Jum'at, 26/04/2024 07:43 WIB WIB

Sang Penerus Tahta

Sang Penerus Tahta  Foto : keratonjogja.id


Menjadi  anak perempuan sulung dari pasangan Sri Sultan Hamengku Bowono X dan Kanjeng Ratu Hemas tentunya berarti sangat banyak dalam pandangan kebanyakan orang. Rakyat telah begitu lama disuguhi tontonan “khayangan”, betapa tak terjangkaunya hidup yang dipertontonkan anak-anak kalangan atas karena “kuasa” yang diterimanya dari lahir.

GKR Mangkubumi adalah sebuah cerita sebaliknya. Menjadi sulung dari lima bersaudara yang semuanya perempuan memberinya beban ekstra. Oleh sang Bapak ia dituntut untuk lebih kuat dan lebih mandiri, jika memang harus diperbandingkan dengan ke empat adiknya yang lain.

“ Bapak memang mendidik saya lebih keras dibandingkan adik-adik saya yang lain. Dulu, waktu belajar di luar negri, saya dibiarkan sendiri. Kalau yang lain  ditungguin sampai dua mingguan. Tetapi itu membuat saya kuat.It makes me stronger,” kisahnya mengenang, ketika ia harus sendirian selama 10 tahun belajar di Australia, kemudian di Amerika.

Kala itu, putri sulung Sultan Hamengku Bowono X bernama lengkap Gusti Kanjeng Ratu Mangkubumi   itu  masih duduk di bangku kelas II SMA Bopkri I, Yogyakarta. Sang Bapak menyuruhnya pergi (ke Australia). Dia menangis, merasa dibuang. Tanpa sepengetahuan ayahnya ia meminta gurunya untuk tidak mencoret namanya karena ia (merasa) akan segera kembali.

“ Tetapi ternyata, apa pun kondisinya saya bisa. Sepuluh tahun di Australia belajar Retail Management dan dua tahun di Amerika belajar administrasi bisnis. Hidup jauh dari orang tua dan semua dikerjakan sendiri tanpa pembantu. Memang pada akhirnya semua itu membuat saya kuat.”

Lama bermukim dan belajar  di luar negri, Ibu Arti dan Dastia ini toh tidak merasa harus mengagungkan pendidikan Barat secara berlebihan.

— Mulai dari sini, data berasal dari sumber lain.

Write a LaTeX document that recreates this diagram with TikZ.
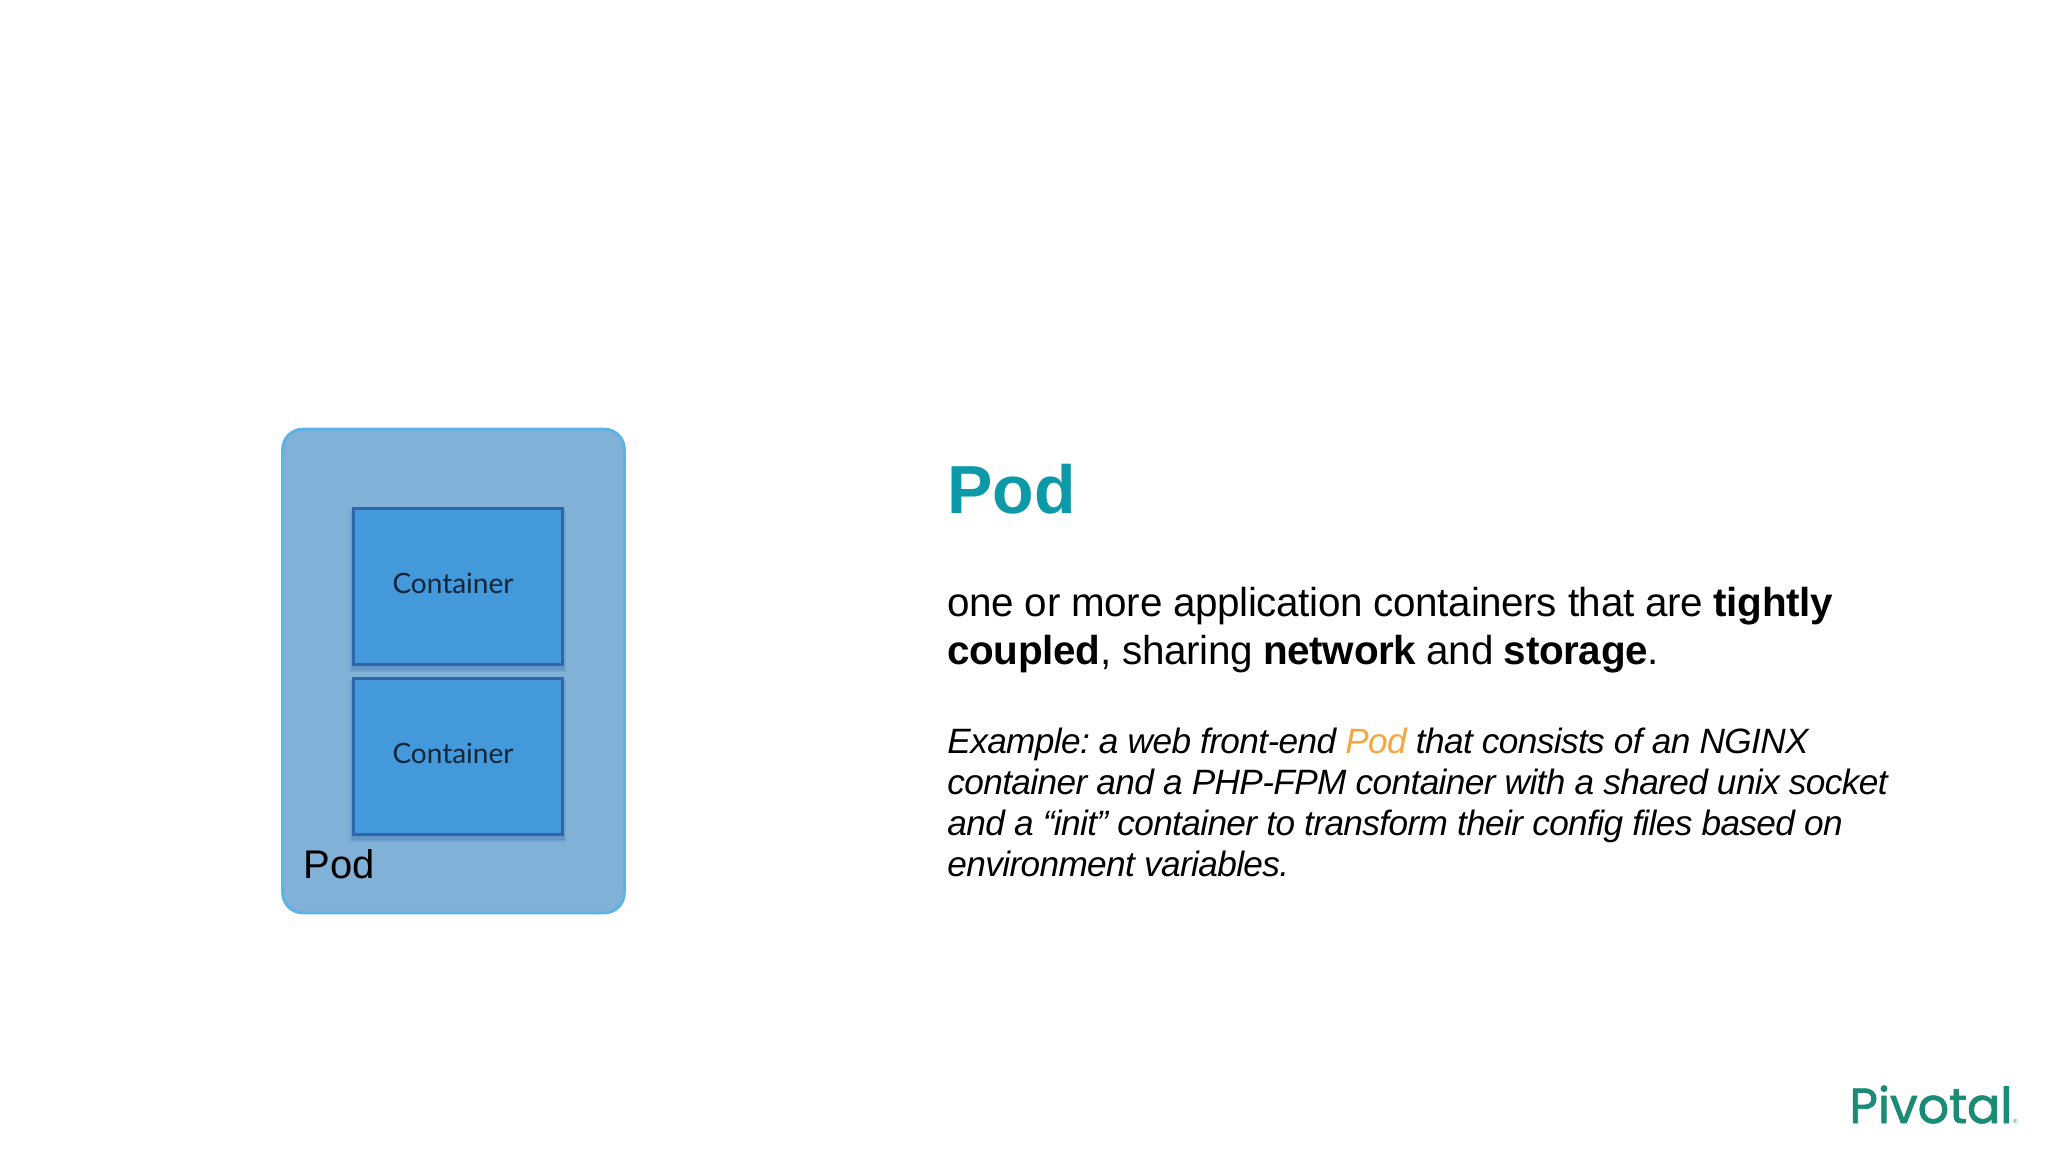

“Memang wawasan kita menjadi lebih luas. Dan yang penting adalah pola pikir yang dikembangkan disana dan kita mix (gabungkan) dengan pola pikir lokal yang ada disini. Itu yang dapat kita olah dengan bekal pendidikan dari Barat,” ujarnya.

Juga, ia tidak mengambil kesempatan mengkapitalisasi pengetahuan bisnisnya dengan peluang yang terbuka karena posisi sang Bapak sebagai pejabat publik. Jauh-jauh sebelumnya perintah sang Bapak tegas dan lugas. “Jauh jauh dari Pemda. Jangan pernah ikut tender pemerintah.” Dan itu ia pegang teguh.

“Kami memang tidak pernah berbisnis besar dan tidak menggunakan fasilitas pemerintah. Adik saya jualan tas. Saya sendiri belajar bisnis tetapi tidak bisa berbisnis karena tidak bisa, misalnya, ngomong untung sekian. Tapi kalau menolong orang, bisa.”

Pekerja Sosial (Social Worker) adalah pilihan yang ia lakoni hingga kini. Bagaimana  menolong orang dan tidak menghitung waktu pula.

Kepeduliannya tinggi pada kemanusiaan dan kesejahteraan rakyat kecil, ia membenamkan dirinya pada kegiatan-kegiatan sosial yang nampak tak berujung. Ia menyelenggarakan Gerakan Nasi Bungkus, untuk korban Merapi selama kurang lebih 1 bulan pasca bencana erupsi Merapi. ­Menyalurkan dana bantuan untuk pembuatan shelter korban merapi. Mengadakan kegiatan trauma healing untuk anak- anak dan ibu- ibu korban Merapi berupa pelatihan kerajinan untuk ibu- ibu dan permainan untuk anak- anak.

Memberdayakan pedagang pasar, pengrajin, mengadakan pelatihan ­peningkatan pendapatan keluarga, menjaga warisan sejarah dan menggalang dana untuk korban bencana di luar negri dan segudang kegiatan sosial lainnya membuat  12 jam sehari kerja nampak tak cukup.

”Awal kawin suami bingung. Tidak kerja tapi pergi jam 8 pagi, pulang jam 11  malam. Kerjaan saya setiap hari rapat...,” tutur pengagum Ibu Theresa dari Calcuta ini dalam tawa yang panjang.